Annemin dolmaları yenmeli
Gökçe Bahadır beş yıl önce Suadiye’de annesine “Hamur Hanım” adında ev yemekleri satan bir dükkanı açmış. Annesinin çok iyi yemek pişirdiğini anlatıyor Bahadır: “Annem ev hanımıydı. Ama eskiden beri evde ‘Neden bir dükkan açmıyoruz?’ diye konuşulurdu. Ben de Hayat Bilgisi döneminde anneme ’Açalım’ dedim. İlk başta tereddüt etti ama şimdi iyi idare ediyor. Herkese annemin zeytinyağlı dolmasını yemesini öneririm.”


Oyunculuğu sayesinde kaleyi içten fethetti
n En sevdiğiniz Türk sineması oyuncuları kimdi?
Kesinlikle Kemal Sunal ve Şener Şen. Özellikle onların karşılıklı sahnelerinden çok zevk alıyorum.


n Kemal Sunal’ın hayranısınız ve oğluyla berabersiniz. Bu nasıl bir his?
Ben sette Kemal Sunal taklitleri yaparak arkadaşlarımı güldürürüm. Bunu Ali bilmiyor. Bu kadar saygın bir adamın oğluyla birlikte olmak çok garip bir şey. Zaten Kemal Sunal’ı tanıyabileceğimi ummuyordum. Ama Ali’yi tanıdıktan sonra “Keşke Kemal Sunal’la sohbet edebilseydim” dedim.

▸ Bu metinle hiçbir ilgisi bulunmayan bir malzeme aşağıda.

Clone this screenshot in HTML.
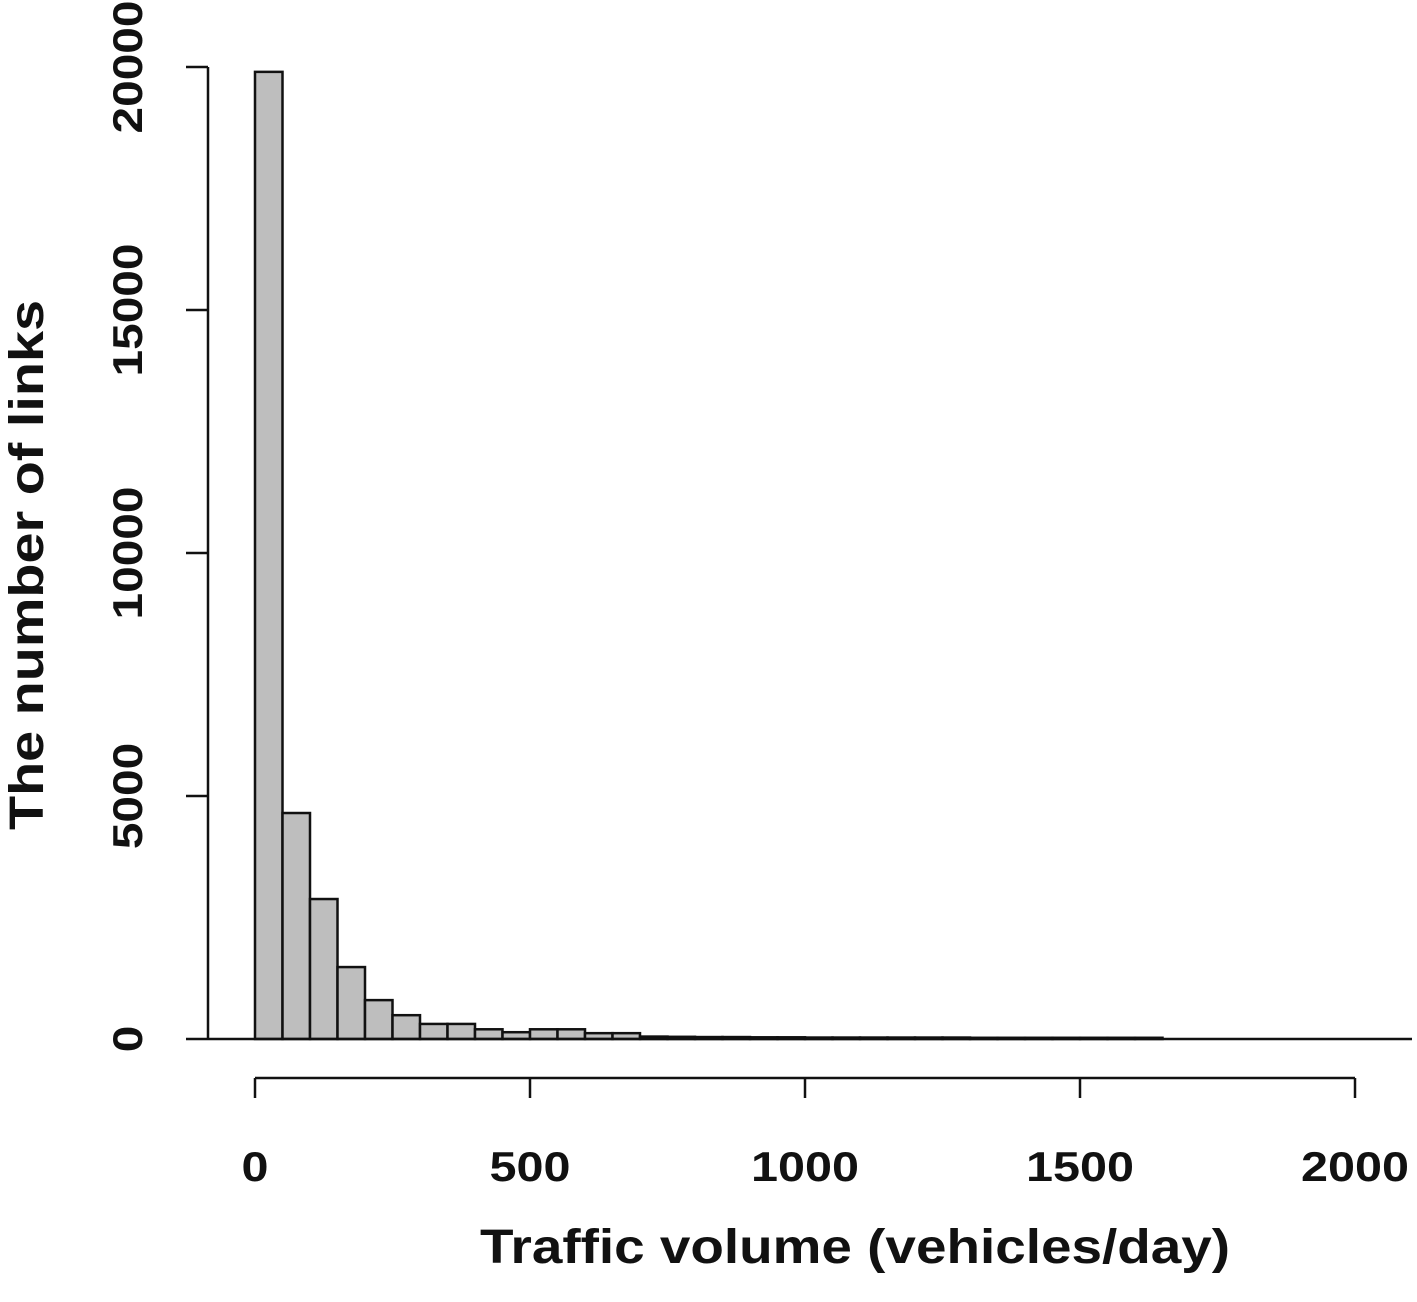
<!DOCTYPE html>
<html><head><meta charset="utf-8"><style>
body{margin:0;background:#fff}
svg{display:block;font-family:"Liberation Sans",Arial,sans-serif;font-weight:bold}
</style></head><body>
<svg width="1417" height="1302" viewBox="0 0 1417 1302">
<g id="bars"></g>
<g id="axes"></g>
</svg>
<script>
const binWidth = 50;
const binStarts = [0,50,100,150,200,250,300,350,400,450,500,550,600,650,700,750,800,850,900,950,1000,1050,1100,1150,1200,1250,1300,1350,1400,1450,1500,1550,1600];
const counts = [19900,4650,2880,1480,800,490,310,310,200,140,200,200,120,120,50,45,40,40,35,35,30,30,30,30,30,30,25,25,25,25,25,25,25];
const xTicks = [0,500,1000,1500,2000];
const yTicks = [0,5000,10000,15000,20000];
const xTickLabels = ["0","500","1000","1500","2000"];
const yTickLabels = ["0","5000","10000","15000","20000"];

const NS="http://www.w3.org/2000/svg";
const X = v => 255 + v*0.55;
const Y = v => 1039 - v*0.0486;
function mk(tag, attrs, parent){const e=document.createElementNS(NS,tag);for(const k in attrs)e.setAttribute(k,attrs[k]);parent.appendChild(e);return e;}
const bars=document.getElementById('bars'), axes=document.getElementById('axes');
counts.forEach((c,i)=>{
  const x0=X(binStarts[i]), x1=X(binStarts[i]+binWidth);
  const r=mk('rect',{x:x0,y:Y(c),width:x1-x0,height:Y(0)-Y(c),fill:'#bebebe',stroke:'#111','stroke-width':2.5},bars);
  
  
});
const bl=mk('line',{x1:208,x2:1412,y1:Y(0),y2:Y(0),stroke:'#111','stroke-width':2.5},axes);


const ya=mk('line',{x1:208,x2:208,y1:Y(20000),y2:Y(0),stroke:'#111','stroke-width':2.5},axes);


yTicks.forEach((t,i)=>{
  mk('line',{x1:186,x2:208,y1:Y(t),y2:Y(t),stroke:'#111','stroke-width':2.5},axes);
  const lab=yTickLabels[i];
  const tx=mk('text',{x:0,y:0,transform:`translate(142,${Y(t)}) rotate(-90)`,'text-anchor':'middle','font-size':42,fill:'#111',textLength:lab.length*26.6,lengthAdjust:'spacingAndGlyphs'},axes);
  tx.textContent=lab;
  
  
});
const xa=mk('line',{x1:X(0),x2:X(2000),y1:1078,y2:1078,stroke:'#111','stroke-width':2.5},axes);


xTicks.forEach((t,i)=>{
  mk('line',{x1:X(t),x2:X(t),y1:1078,y2:1098,stroke:'#111','stroke-width':2.5},axes);
  const lab=xTickLabels[i];
  const tx=mk('text',{x:X(t),y:1181,'text-anchor':'middle','font-size':42,fill:'#111',textLength:lab.length*27,lengthAdjust:'spacingAndGlyphs'},axes);
  tx.textContent=lab;
  
  
});
const xt=mk('text',{x:855,y:1263,'text-anchor':'middle','font-size':48,fill:'#111',textLength:750,lengthAdjust:'spacingAndGlyphs'},axes);
xt.textContent='Traffic volume (vehicles/day)';


const yt=mk('text',{x:0,y:0,transform:'translate(43,565) rotate(-90)','text-anchor':'middle','font-size':48,fill:'#111',textLength:530,lengthAdjust:'spacingAndGlyphs'},axes);
yt.textContent='The number of links';


</script>
</body></html>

n İki buçuk aydır berabersiniz ve “Aileleri tanıştırdılar” diye haberler okuduk. Ufukta evlilik mi var?
Ali de, ben de evcil insanlarız. Doğru insanı bulup, çocuk sahibi olmak istiyoruz. Şu anda güzel bir ilişki yaşıyoruz ve sonucunun ne olacağını bilemiyoruz. Benim ailem Ali’yle birlikte olmamı olumlu karşılıyor. Ali de beni annesi ve kız kardeşiyle tanıştırdı. Ama ben onları önceden tanıyordum. Ali yanlarında yokken bir tiyatroda karşılaşmıştık ve annesi bana “Yaprak Dökümü dizisinde seni çok beğeniyorum” demişti. Ali’yi sonradan tanıdım.
n Kaleyi içten fethettiniz yani...
Galiba. (Gülüyor) Diziyi çok severek izliyorlar. Ali’nin ailesi çok iyi insanlar o nedenle güzel bir ilişki kurduk.


n Sizden daha ünlü biriyle sevgili olmak nasıl bir his?
Ben magazine acemiydim, Ali sayesinde öğreniyorum. Hayatımızda şöhret olmanın bir önemi yok. Basının olmadığı yerlere giden insanlarız. Bir arkadaşımızın özel günü varsa basın var diye gitmemezlik yapmıyoruz.
n Birlikte tiyatroda oynayacak mısınız?
Tiyatroyu seviyoruz ve iki kişilik bir oyun çıkarmayı düşünüyoruz. Bu aralar ben oyunları inceliyorum.